Although the sizeable audience for these memes in itself supports claims that memes have some enduring influence on social media, it is also important to discuss the implicit facets of these memes, namely, 'Facebook jail' and how to avoid it. Aside from just insulting the president, these posts have the more subtle outcome of reinforcing a hostile mentality between Facebook user and Facebook (and, by extension, with those who run Facebook). Clearly, the phrase 'in order to stay out of Facebook jail I will be posting memes in code' builds on preconceived notions of what Facebook moderates and casts the company's community standards in a negative light. It also evidences the tactic of using image codes by fringe communities seeking to stay on more mainstream platforms despite the risk of detection.
However, on closer inspection of the memes and of Facebook's community standards, it appears that the content these memes claim would result in a hiatus in Facebook jail may not traverse that threshold. It neither threatens violence nor criticises President Biden on the basis of his race, gender identity, sexual orientation, class, ethnicity, ability status, or religion. The memes do not feature false news or peddle in conspiracy theories. Instead, they are merely pictorial depictions of political mudslinging. While likening the sitting president to a 'cock-sucker' (as one other meme did) hardly advances political discourse or promotes civil cross-party conversation, Facebook's policies are not aimed to enforce that level of 'civility.'
This being the case--and one relatively easy for the posters of these memes to discover (not least given that they purport to know what would see them thrown in 'Facebook jail')--the question becomes a matter of why go through the effort of making these memes and staging the message in this way. To some extent, it may be attributed to the desire to speak to their perceived audience, which is often considered youth, who have a perceived propensity towards political memes, and those who may feel disaffected by the state without feeling up-in-arms about government policies. Further, I believe that these memes are clear attempts of the more critical, longer-term plan to sow distrust between Facebook users and moderators, which is itself a cypher for 'the people' against 'the elites.' If the posts are uploaded and then eventually taken down, it reinforces the user's point. If they are not, readers are made to feel as though their community had outsmarted the free-speech-hating moderators of Facebook.
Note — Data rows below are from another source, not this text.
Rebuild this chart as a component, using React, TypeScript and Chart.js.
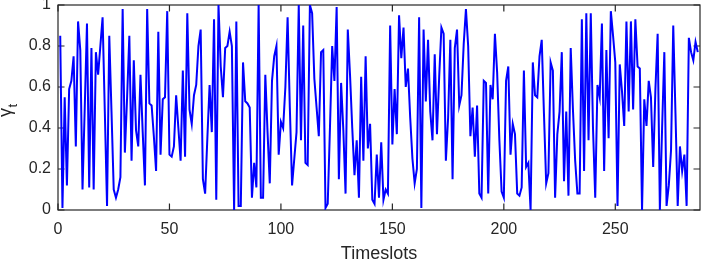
import React, { useEffect, useRef } from "react";
import { Chart, registerables } from "chart.js";

Chart.register(...registerables);

// gamma_t value per timeslot (timeslots 1..287)
const gammaT: number[] = [
  0.85, 0.01, 0.55, 0.12, 0.59, 0.63, 0.75, 0.31, 0.92, 0.78,
  0.10, 0.50, 0.91, 0.11, 0.79, 0.10, 0.77, 0.66, 0.80, 0.94,
  0.48, 0.02, 0.85, 0.48, 0.10, 0.06, 0.10, 0.16, 0.98, 0.28,
  0.55, 0.85, 0.24, 0.73, 0.39, 0.31, 0.66, 0.38, 0.12, 0.98,
  0.52, 0.51, 0.36, 0.19, 0.87, 0.27, 0.54, 0.55, 0.97, 0.27,
  0.26, 0.31, 0.56, 0.40, 0.24, 0.68, 0.26, 0.96, 0.49, 0.42,
  0.56, 0.61, 0.80, 0.88, 0.15, 0.08, 0.35, 0.61, 0.38, 0.93,
  0.05, 1.00, 0.70, 0.55, 0.79, 0.80, 0.87, 0.80, 0.00, 0.92,
  0.02, 0.02, 0.72, 0.53, 0.52, 0.50, 0.06, 0.23, 0.11, 1.00,
  0.06, 0.06, 0.66, 0.38, 0.13, 0.63, 0.75, 0.80, 0.27, 0.43,
  0.40, 0.60, 0.94, 0.50, 0.12, 0.25, 0.38, 1.00, 0.34, 0.90,
  0.23, 0.22, 1.00, 0.96, 0.64, 0.50, 0.36, 0.77, 0.78, 0.01,
  0.03, 0.40, 0.80, 0.63, 0.99, 0.15, 0.62, 0.39, 0.08, 0.88,
  0.66, 0.40, 0.17, 0.34, 0.06, 0.65, 0.24, 0.75, 0.30, 0.42,
  0.05, 0.03, 0.27, 0.06, 0.33, 0.05, 0.10, 0.08, 0.90, 0.32,
  0.59, 0.37, 0.95, 0.74, 0.89, 0.60, 0.69, 0.45, 0.25, 0.13,
  0.20, 0.94, 0.01, 0.88, 0.53, 0.83, 0.48, 0.34, 0.76, 0.37,
  0.65, 0.89, 0.86, 0.24, 0.45, 0.83, 0.15, 0.79, 0.88, 0.51,
  0.56, 0.81, 0.98, 0.80, 0.36, 0.50, 0.26, 0.51, 0.08, 0.06,
  0.63, 0.62, 0.08, 0.61, 0.54, 0.86, 0.67, 0.34, 0.09, 0.06,
  0.63, 0.70, 0.27, 0.42, 0.37, 0.08, 0.07, 0.11, 0.68, 0.21,
  0.23, 0.00, 0.72, 0.56, 0.55, 0.75, 0.83, 0.47, 0.13, 0.18,
  0.72, 0.68, 0.06, 0.37, 0.48, 0.77, 0.14, 0.48, 0.07, 0.79,
  0.49, 0.24, 0.08, 0.08, 0.93, 0.19, 0.96, 0.34, 0.96, 0.40,
  0.06, 0.61, 0.55, 0.91, 0.19, 0.78, 0.35, 0.97, 0.85, 0.72,
  0.02, 0.71, 0.58, 0.41, 0.92, 0.48, 0.92, 0.49, 0.93, 0.70,
  0.69, 0.00, 0.54, 0.41, 0.63, 0.55, 0.21, 0.59, 0.86, 0.00,
  0.40, 0.77, 0.02, 0.12, 0.29, 0.90, 0.47, 0.02, 0.31, 0.19,
  0.27, 0.02, 0.84, 0.77, 0.73, 0.82, 0.77,
];

const timeslots: number[] = gammaT.map((_, i) => i + 1);
const xTicks: number[] = [0, 50, 100, 150, 200, 250];
const yTicks: number[] = [0, 0.2, 0.4, 0.6, 0.8, 1];
const xRange: number[] = [0, 288];
const yRange: number[] = [0, 1];
const xLabel = "Timeslots";
const yLabelMain = "γ";
const yLabelSub = "t";

const FONT = "'Liberation Sans', Arial, Helvetica, sans-serif";
const AXIS_COLOR = "#262626";

const fmt = (v: any) => String(Math.round(Number(v) * 10) / 10);

const matlabAxes = {
  id: "matlabAxes",
  beforeDatasetsDraw(chart: any) {
    const { ctx, chartArea, scales } = chart;
    const { left, right, top, bottom } = chartArea;
    const L = 6.5;
    ctx.save();
    ctx.strokeStyle = AXIS_COLOR;
    ctx.lineWidth = 1.2;
    ctx.strokeRect(left, top, right - left, bottom - top);
    ctx.beginPath();
    xTicks.forEach((v) => {
      const px = scales.x.getPixelForValue(v);
      ctx.moveTo(px, bottom);
      ctx.lineTo(px, bottom - L);
      ctx.moveTo(px, top);
      ctx.lineTo(px, top + L);
    });
    yTicks.forEach((v) => {
      const py = scales.y.getPixelForValue(v);
      ctx.moveTo(left, py);
      ctx.lineTo(left + L, py);
      ctx.moveTo(right, py);
      ctx.lineTo(right - L, py);
    });
    ctx.stroke();
    ctx.restore();
  },
  afterDraw(chart: any) {
    const { ctx } = chart;
    ctx.save();
    ctx.fillStyle = AXIS_COLOR;
    ctx.translate(11, 117);
    ctx.rotate(-Math.PI / 2);
    ctx.textAlign = "left";
    ctx.textBaseline = "alphabetic";
    ctx.font = `18px ${FONT}`;
    ctx.fillText(yLabelMain, 0, 0);
    const w = ctx.measureText(yLabelMain).width;
    ctx.font = `13px ${FONT}`;
    ctx.fillText(yLabelSub, w + 0.5, 6);
    ctx.restore();
  },
};

export default function App() {
  const canvasRef = useRef<HTMLCanvasElement | null>(null);

  useEffect(() => {
    const canvas = canvasRef.current;
    if (!canvas) return;
    const chart = new Chart(canvas, {
      type: "line",
      data: {
        datasets: [
          {
            data: timeslots.map((t, i) => ({ x: t, y: gammaT[i] })),
            borderColor: "#0000ff",
            backgroundColor: "#0000ff",
            borderWidth: 2,
            pointRadius: 0,
            tension: 0,
            fill: false,
          },
        ],
      },
      options: {
        responsive: false,
        animation: false,
        devicePixelRatio: 1,
        layout: { padding: { top: 5, right: 6, left: 0, bottom: 0 } },
        plugins: { legend: { display: false }, tooltip: { enabled: false } },
        scales: {
          x: {
            type: "linear",
            min: xRange[0],
            max: xRange[1],
            grid: { display: false, drawTicks: false },
            border: { display: false },
            afterBuildTicks: (s: any) => {
              s.ticks = xTicks.map((v) => ({ value: v }));
            },
            afterFit: (s: any) => {
              s.height = 54;
              s.paddingLeft = 0;
              s.paddingRight = 0;
            },
            ticks: {
              padding: 10,
              color: AXIS_COLOR,
              font: { family: FONT, size: 16 },
              maxRotation: 0,
              autoSkip: false,
              callback: (v: any) => String(v),
            },
            title: {
              display: true,
              text: xLabel,
              color: AXIS_COLOR,
              font: { family: FONT, size: 18, lineHeight: 1.1 },
              padding: { top: 0, bottom: 0 },
            },
          },
          y: {
            type: "linear",
            min: yRange[0],
            max: yRange[1],
            grid: { display: false, drawTicks: false },
            border: { display: false },
            afterBuildTicks: (s: any) => {
              s.ticks = yTicks.map((v) => ({ value: v }));
            },
            afterFit: (s: any) => {
              s.width = 58;
              s.paddingTop = 0;
              s.paddingBottom = 0;
            },
            ticks: {
              padding: 7,
              color: AXIS_COLOR,
              font: { family: FONT, size: 16 },
              autoSkip: false,
              callback: fmt,
            },
          },
        },
      },
      plugins: [matlabAxes],
    });
    return () => chart.destroy();
  }, []);

  return (
    <div style={{ position: "absolute", left: 0, top: 0, width: 706, height: 264 }}>
      <canvas ref={canvasRef} width={706} height={264} style={{ width: 706, height: 264 }} />
    </div>
  );
}
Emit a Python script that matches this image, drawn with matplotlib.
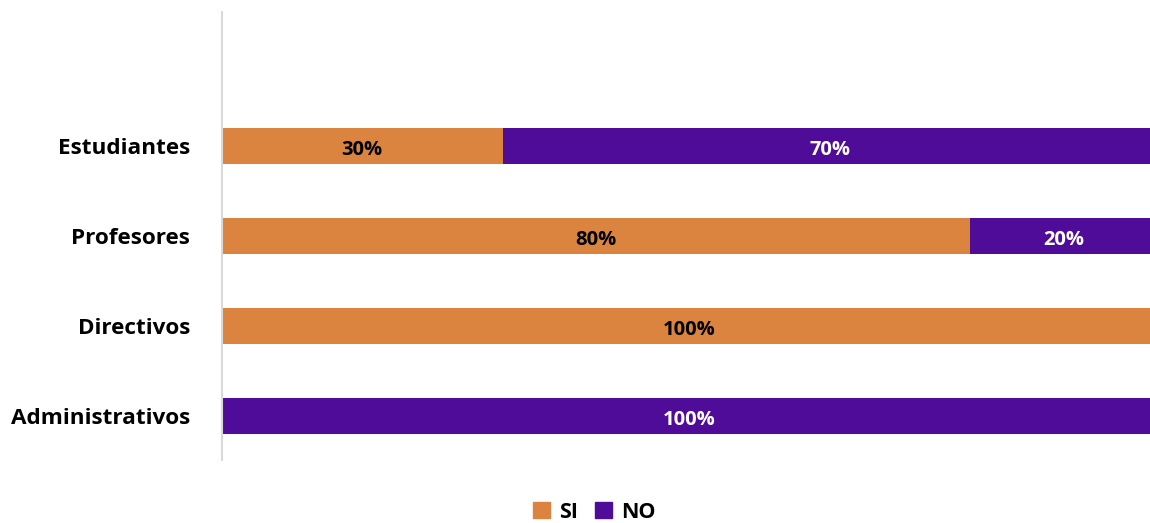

The anecdote that a picture is worth one thousand words may slightly over-exaggerate the power of any one of these given memes (not least ones that feature 3 photographs). That said, they also cannot be ignored, no matter how pixelated the stock-photos. The anti-Biden meme discussed here represents one of many attempts at amusing, coded, pictorial propaganda by those on the fringes of Facebook. The site is now faced with the question of how to moderate this kind of content if at all, how to prevent moderation policies from being re-characterised in a negative light so as to breed and feed conspiracy theories (in this instances mostly populist and anti-Semitic theories), and how to train AI to more successfully intervene even as the proverbial mice they attempt to catch grow, learn, and react constantly.